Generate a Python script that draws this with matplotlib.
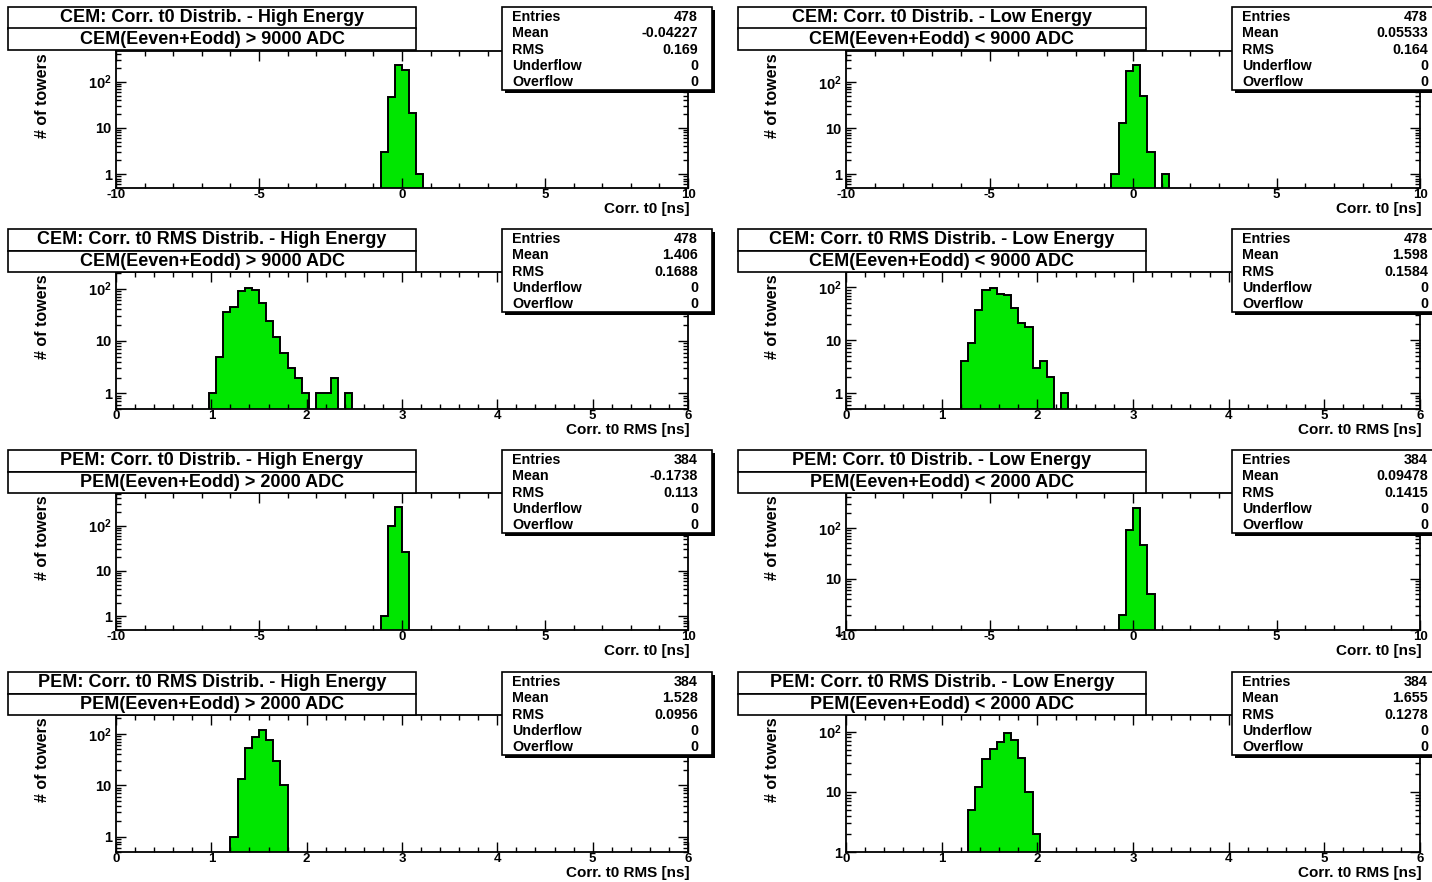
import numpy as np
import matplotlib
matplotlib.use('Agg')
import matplotlib.pyplot as plt
from matplotlib.patches import Rectangle
from matplotlib.ticker import FixedLocator, FuncFormatter, LogLocator, MultipleLocator, NullFormatter

W, H = 1432, 882

# histogram bin widths
t0_bw = 0.25
rms_bw = 0.075

# counts per panel: low edge of the first filled bin, then the counts
cem_t0_hi_lo = -0.75
cem_t0_hi = [3, 47, 230, 176, 21, 1]
cem_t0_lo_lo = -0.75
cem_t0_lo = [1, 13, 172, 239, 49, 3, 0, 1]
cem_rms_hi_lo = 0.975
cem_rms_hi = [1, 5, 36, 44, 92, 104, 94, 52, 24, 12, 6, 3, 2, 1, 0, 1, 1, 2, 0, 1]
cem_rms_lo_lo = 1.2
cem_rms_lo = [4, 9, 38, 90, 98, 76, 73, 41, 21, 18, 3, 4, 2, 0, 1]
pem_t0_hi_lo = -0.75
pem_t0_hi = [1, 97, 260, 26]
pem_t0_lo_lo = -0.5
pem_t0_lo = [2, 90, 241, 46, 5]
pem_rms_hi_lo = 1.2
pem_rms_hi = [1, 13, 52, 85, 116, 77, 30, 10]
pem_rms_lo_lo = 1.275
pem_rms_lo = [5, 12, 35, 52, 67, 94, 71, 36, 10, 2]

titles = ["CEM: Corr. t0 Distrib. - High Energy", "CEM: Corr. t0 Distrib. - Low Energy",
          "CEM: Corr. t0 RMS Distrib. - High Energy", "CEM: Corr. t0 RMS Distrib. - Low Energy",
          "PEM: Corr. t0 Distrib. - High Energy", "PEM: Corr. t0 Distrib. - Low Energy",
          "PEM: Corr. t0 RMS Distrib. - High Energy", "PEM: Corr. t0 RMS Distrib. - Low Energy"]
subtitles = ["CEM(Eeven+Eodd) > 9000 ADC", "CEM(Eeven+Eodd) < 9000 ADC"] * 2 + \
            ["PEM(Eeven+Eodd) > 2000 ADC", "PEM(Eeven+Eodd) < 2000 ADC"] * 2
xtitles = ["Corr. t0 [ns]"] * 2 + ["Corr. t0 RMS [ns]"] * 2 + ["Corr. t0 [ns]"] * 2 + ["Corr. t0 RMS [ns]"] * 2

stat_names = ["Entries", "Mean", "RMS", "Underflow", "Overflow"]
entries = ["478", "478", "478", "478", "384", "384", "384", "384"]
means = ["-0.04227", "0.05533", "1.406", "1.598", "-0.1738", "0.09478", "1.528", "1.655"]
rmss = ["0.169", "0.164", "0.1688", "0.1584", "0.113", "0.1415", "0.0956", "0.1278"]

hists = [(cem_t0_hi_lo, cem_t0_hi, t0_bw), (cem_t0_lo_lo, cem_t0_lo, t0_bw),
         (cem_rms_hi_lo, cem_rms_hi, rms_bw), (cem_rms_lo_lo, cem_rms_lo, rms_bw),
         (pem_t0_hi_lo, pem_t0_hi, t0_bw), (pem_t0_lo_lo, pem_t0_lo, t0_bw),
         (pem_rms_hi_lo, pem_rms_hi, rms_bw), (pem_rms_lo_lo, pem_rms_lo, rms_bw)]

plt.rcParams['font.family'] = ['Liberation Sans', 'DejaVu Sans']
plt.rcParams['font.weight'] = 'bold'
plt.rcParams['mathtext.fontset'] = 'custom'
plt.rcParams['mathtext.rm'] = 'Liberation Sans:bold'
plt.rcParams['mathtext.bf'] = 'Liberation Sans:bold'

# layout in pixels
frame_x = [116, 846]
frame_w = [572, 574]
frame_y = [51, 272, 493, 715]
frame_h = 137
box_x = [8, 738]
box_w = 408
box_y = [7, 229, 450, 672]
box_h = 21.5
stat_x = [502, 1232]
stat_w = 210
stat_h = 83

fig = plt.figure(figsize=(W / 100, H / 100), dpi=100)


def frac(x, y, w, h):
    return [x / W, 1 - (y + h) / H, w / W, h / H]


def rect(x, y, w, h, **kw):
    l, b, ww, hh = frac(x, y, w, h)
    fig.add_artist(Rectangle((l, b), ww, hh, transform=fig.transFigure, **kw))


def ylab(v, pos):
    if v == 1:
        return "1"
    if v == 10:
        return "10"
    if v == 100:
        return r"$\mathbf{10^{2}}$"
    return ""


green = '#00e600'

for i in range(8):
    r, c = divmod(i, 2)
    lo, counts, bw = hists[i]
    counts = np.array(counts, dtype=float)
    edges = lo + bw * np.arange(len(counts) + 1)
    ymin = 0.5 * counts[counts > 0].min()
    ymax = 2 * counts.max()

    ax = fig.add_axes(frac(frame_x[c], frame_y[r], frame_w[c], frame_h))
    draw = np.where(counts > 0, counts, 1e-3)
    ax.stairs(draw, edges, baseline=1e-3, fill=True, color=green)
    ax.stairs(draw, edges, baseline=1e-3, color='black', lw=1.4)
    ax.set_yscale('log')
    ax.set_ylim(ymin, ymax)

    if bw == t0_bw:
        ax.set_xlim(-10, 10)
        ax.xaxis.set_major_locator(MultipleLocator(5))
        ax.xaxis.set_minor_locator(MultipleLocator(1))
    else:
        ax.set_xlim(0, 6)
        ax.xaxis.set_major_locator(MultipleLocator(1))
        ax.xaxis.set_minor_locator(MultipleLocator(0.2))
    ax.xaxis.set_major_formatter(FuncFormatter(lambda v, p: "%d" % round(v)))

    ax.yaxis.set_major_locator(FixedLocator([1, 10, 100]))
    ax.yaxis.set_minor_locator(LogLocator(base=10, subs=np.arange(2, 10)))
    ax.yaxis.set_major_formatter(FuncFormatter(ylab))
    ax.yaxis.set_minor_formatter(NullFormatter())

    ax.tick_params(which='both', direction='in', top=True, right=True, width=1, labelsize=9.5)
    ax.tick_params(which='major', length=7)
    ax.tick_params(which='minor', length=3.5)
    ax.tick_params(axis='x', pad=1)
    ax.tick_params(axis='y', pad=3, labelsize=10.5)
    for s in ax.spines.values():
        s.set_linewidth(1.3)

    ax.set_ylabel("# of towers", loc='top', fontsize=11.5, fontweight='bold')
    ax.yaxis.set_label_coords(-0.115, 0.98)
    ax.set_xlabel(xtitles[i], loc='right', fontsize=11, fontweight='bold')
    ax.xaxis.set_label_coords(1.003, -0.105)

    # title boxes
    bx, by = box_x[c], box_y[r]
    rect(bx, by, box_w, box_h, fc='white', ec='black', lw=1.2, zorder=2)
    rect(bx, by + box_h, box_w, box_h, fc='white', ec='black', lw=1.2, zorder=2)
    fig.text((bx + box_w / 2) / W, 1 - (by + box_h / 2) / H, titles[i],
             ha='center', va='center', fontsize=13, fontweight='bold', zorder=3)
    fig.text((bx + box_w / 2) / W, 1 - (by + 1.5 * box_h) / H, subtitles[i],
             ha='center', va='center', fontsize=13, fontweight='bold', zorder=3)

    # stats box with shadow
    sx, sy = stat_x[c], box_y[r]
    rect(sx + 3, sy + 3, stat_w, stat_h, fc='black', ec='black', lw=0, zorder=2)
    rect(sx, sy, stat_w, stat_h, fc='white', ec='black', lw=1.2, zorder=2)
    vals = [entries[i], means[i], rmss[i], "0", "0"]
    for k, name in enumerate(stat_names):
        ty = sy + 10 + k * 16.3
        fig.text((sx + 10) / W, 1 - ty / H, name, ha='left', va='center',
                 fontsize=10.3, fontweight='bold', zorder=3)
        fig.text((sx + 196) / W, 1 - ty / H, vals[k], ha='right', va='center',
                 fontsize=10.3, fontweight='bold', zorder=3)

fig.savefig('out.png', dpi=100, facecolor='white')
********
Using the data above, print every line exactly, omitting pictures.

Generate a Python script that draws this with matplotlib.
import numpy as np
import matplotlib
matplotlib.use('Agg')
import matplotlib.pyplot as plt
from matplotlib.patches import Rectangle
from matplotlib.ticker import FixedLocator, FuncFormatter, LogLocator, MultipleLocator, NullFormatter

W, H = 1432, 882

# histogram bin widths
t0_bw = 0.25
rms_bw = 0.075

# counts per panel: low edge of the first filled bin, then the counts
cem_t0_hi_lo = -0.75
cem_t0_hi = [3, 47, 230, 176, 21, 1]
cem_t0_lo_lo = -0.75
cem_t0_lo = [1, 13, 172, 239, 49, 3, 0, 1]
cem_rms_hi_lo = 0.975
cem_rms_hi = [1, 5, 36, 44, 92, 104, 94, 52, 24, 12, 6, 3, 2, 1, 0, 1, 1, 2, 0, 1]
cem_rms_lo_lo = 1.2
cem_rms_lo = [4, 9, 38, 90, 98, 76, 73, 41, 21, 18, 3, 4, 2, 0, 1]
pem_t0_hi_lo = -0.75
pem_t0_hi = [1, 97, 260, 26]
pem_t0_lo_lo = -0.5
pem_t0_lo = [2, 90, 241, 46, 5]
pem_rms_hi_lo = 1.2
pem_rms_hi = [1, 13, 52, 85, 116, 77, 30, 10]
pem_rms_lo_lo = 1.275
pem_rms_lo = [5, 12, 35, 52, 67, 94, 71, 36, 10, 2]

titles = ["CEM: Corr. t0 Distrib. - High Energy", "CEM: Corr. t0 Distrib. - Low Energy",
          "CEM: Corr. t0 RMS Distrib. - High Energy", "CEM: Corr. t0 RMS Distrib. - Low Energy",
          "PEM: Corr. t0 Distrib. - High Energy", "PEM: Corr. t0 Distrib. - Low Energy",
          "PEM: Corr. t0 RMS Distrib. - High Energy", "PEM: Corr. t0 RMS Distrib. - Low Energy"]
subtitles = ["CEM(Eeven+Eodd) > 9000 ADC", "CEM(Eeven+Eodd) < 9000 ADC"] * 2 + \
            ["PEM(Eeven+Eodd) > 2000 ADC", "PEM(Eeven+Eodd) < 2000 ADC"] * 2
xtitles = ["Corr. t0 [ns]"] * 2 + ["Corr. t0 RMS [ns]"] * 2 + ["Corr. t0 [ns]"] * 2 + ["Corr. t0 RMS [ns]"] * 2

stat_names = ["Entries", "Mean", "RMS", "Underflow", "Overflow"]
entries = ["478", "478", "478", "478", "384", "384", "384", "384"]
means = ["-0.04227", "0.05533", "1.406", "1.598", "-0.1738", "0.09478", "1.528", "1.655"]
rmss = ["0.169", "0.164", "0.1688", "0.1584", "0.113", "0.1415", "0.0956", "0.1278"]

hists = [(cem_t0_hi_lo, cem_t0_hi, t0_bw), (cem_t0_lo_lo, cem_t0_lo, t0_bw),
         (cem_rms_hi_lo, cem_rms_hi, rms_bw), (cem_rms_lo_lo, cem_rms_lo, rms_bw),
         (pem_t0_hi_lo, pem_t0_hi, t0_bw), (pem_t0_lo_lo, pem_t0_lo, t0_bw),
         (pem_rms_hi_lo, pem_rms_hi, rms_bw), (pem_rms_lo_lo, pem_rms_lo, rms_bw)]

plt.rcParams['font.family'] = ['Liberation Sans', 'DejaVu Sans']
plt.rcParams['font.weight'] = 'bold'
plt.rcParams['mathtext.fontset'] = 'custom'
plt.rcParams['mathtext.rm'] = 'Liberation Sans:bold'
plt.rcParams['mathtext.bf'] = 'Liberation Sans:bold'

# layout in pixels
frame_x = [116, 846]
frame_w = [572, 574]
frame_y = [51, 272, 493, 715]
frame_h = 137
box_x = [8, 738]
box_w = 408
box_y = [7, 229, 450, 672]
box_h = 21.5
stat_x = [502, 1232]
stat_w = 210
stat_h = 83

fig = plt.figure(figsize=(W / 100, H / 100), dpi=100)


def frac(x, y, w, h):
    return [x / W, 1 - (y + h) / H, w / W, h / H]


def rect(x, y, w, h, **kw):
    l, b, ww, hh = frac(x, y, w, h)
    fig.add_artist(Rectangle((l, b), ww, hh, transform=fig.transFigure, **kw))


def ylab(v, pos):
    if v == 1:
        return "1"
    if v == 10:
        return "10"
    if v == 100:
        return r"$\mathbf{10^{2}}$"
    return ""


green = '#00e600'

for i in range(8):
    r, c = divmod(i, 2)
    lo, counts, bw = hists[i]
    counts = np.array(counts, dtype=float)
    edges = lo + bw * np.arange(len(counts) + 1)
    ymin = 0.5 * counts[counts > 0].min()
    ymax = 2 * counts.max()

    ax = fig.add_axes(frac(frame_x[c], frame_y[r], frame_w[c], frame_h))
    draw = np.where(counts > 0, counts, 1e-3)
    ax.stairs(draw, edges, baseline=1e-3, fill=True, color=green)
    ax.stairs(draw, edges, baseline=1e-3, color='black', lw=1.4)
    ax.set_yscale('log')
    ax.set_ylim(ymin, ymax)

    if bw == t0_bw:
        ax.set_xlim(-10, 10)
        ax.xaxis.set_major_locator(MultipleLocator(5))
        ax.xaxis.set_minor_locator(MultipleLocator(1))
    else:
        ax.set_xlim(0, 6)
        ax.xaxis.set_major_locator(MultipleLocator(1))
        ax.xaxis.set_minor_locator(MultipleLocator(0.2))
    ax.xaxis.set_major_formatter(FuncFormatter(lambda v, p: "%d" % round(v)))

    ax.yaxis.set_major_locator(FixedLocator([1, 10, 100]))
    ax.yaxis.set_minor_locator(LogLocator(base=10, subs=np.arange(2, 10)))
    ax.yaxis.set_major_formatter(FuncFormatter(ylab))
    ax.yaxis.set_minor_formatter(NullFormatter())

    ax.tick_params(which='both', direction='in', top=True, right=True, width=1, labelsize=9.5)
    ax.tick_params(which='major', length=7)
    ax.tick_params(which='minor', length=3.5)
    ax.tick_params(axis='x', pad=1)
    ax.tick_params(axis='y', pad=3, labelsize=10.5)
    for s in ax.spines.values():
        s.set_linewidth(1.3)

    ax.set_ylabel("# of towers", loc='top', fontsize=11.5, fontweight='bold')
    ax.yaxis.set_label_coords(-0.115, 0.98)
    ax.set_xlabel(xtitles[i], loc='right', fontsize=11, fontweight='bold')
    ax.xaxis.set_label_coords(1.003, -0.105)

    # title boxes
    bx, by = box_x[c], box_y[r]
    rect(bx, by, box_w, box_h, fc='white', ec='black', lw=1.2, zorder=2)
    rect(bx, by + box_h, box_w, box_h, fc='white', ec='black', lw=1.2, zorder=2)
    fig.text((bx + box_w / 2) / W, 1 - (by + box_h / 2) / H, titles[i],
             ha='center', va='center', fontsize=13, fontweight='bold', zorder=3)
    fig.text((bx + box_w / 2) / W, 1 - (by + 1.5 * box_h) / H, subtitles[i],
             ha='center', va='center', fontsize=13, fontweight='bold', zorder=3)

    # stats box with shadow
    sx, sy = stat_x[c], box_y[r]
    rect(sx + 3, sy + 3, stat_w, stat_h, fc='black', ec='black', lw=0, zorder=2)
    rect(sx, sy, stat_w, stat_h, fc='white', ec='black', lw=1.2, zorder=2)
    vals = [entries[i], means[i], rmss[i], "0", "0"]
    for k, name in enumerate(stat_names):
        ty = sy + 10 + k * 16.3
        fig.text((sx + 10) / W, 1 - ty / H, name, ha='left', va='center',
                 fontsize=10.3, fontweight='bold', zorder=3)
        fig.text((sx + 196) / W, 1 - ty / H, vals[k], ha='right', va='center',
                 fontsize=10.3, fontweight='bold', zorder=3)

fig.savefig('out.png', dpi=100, facecolor='white')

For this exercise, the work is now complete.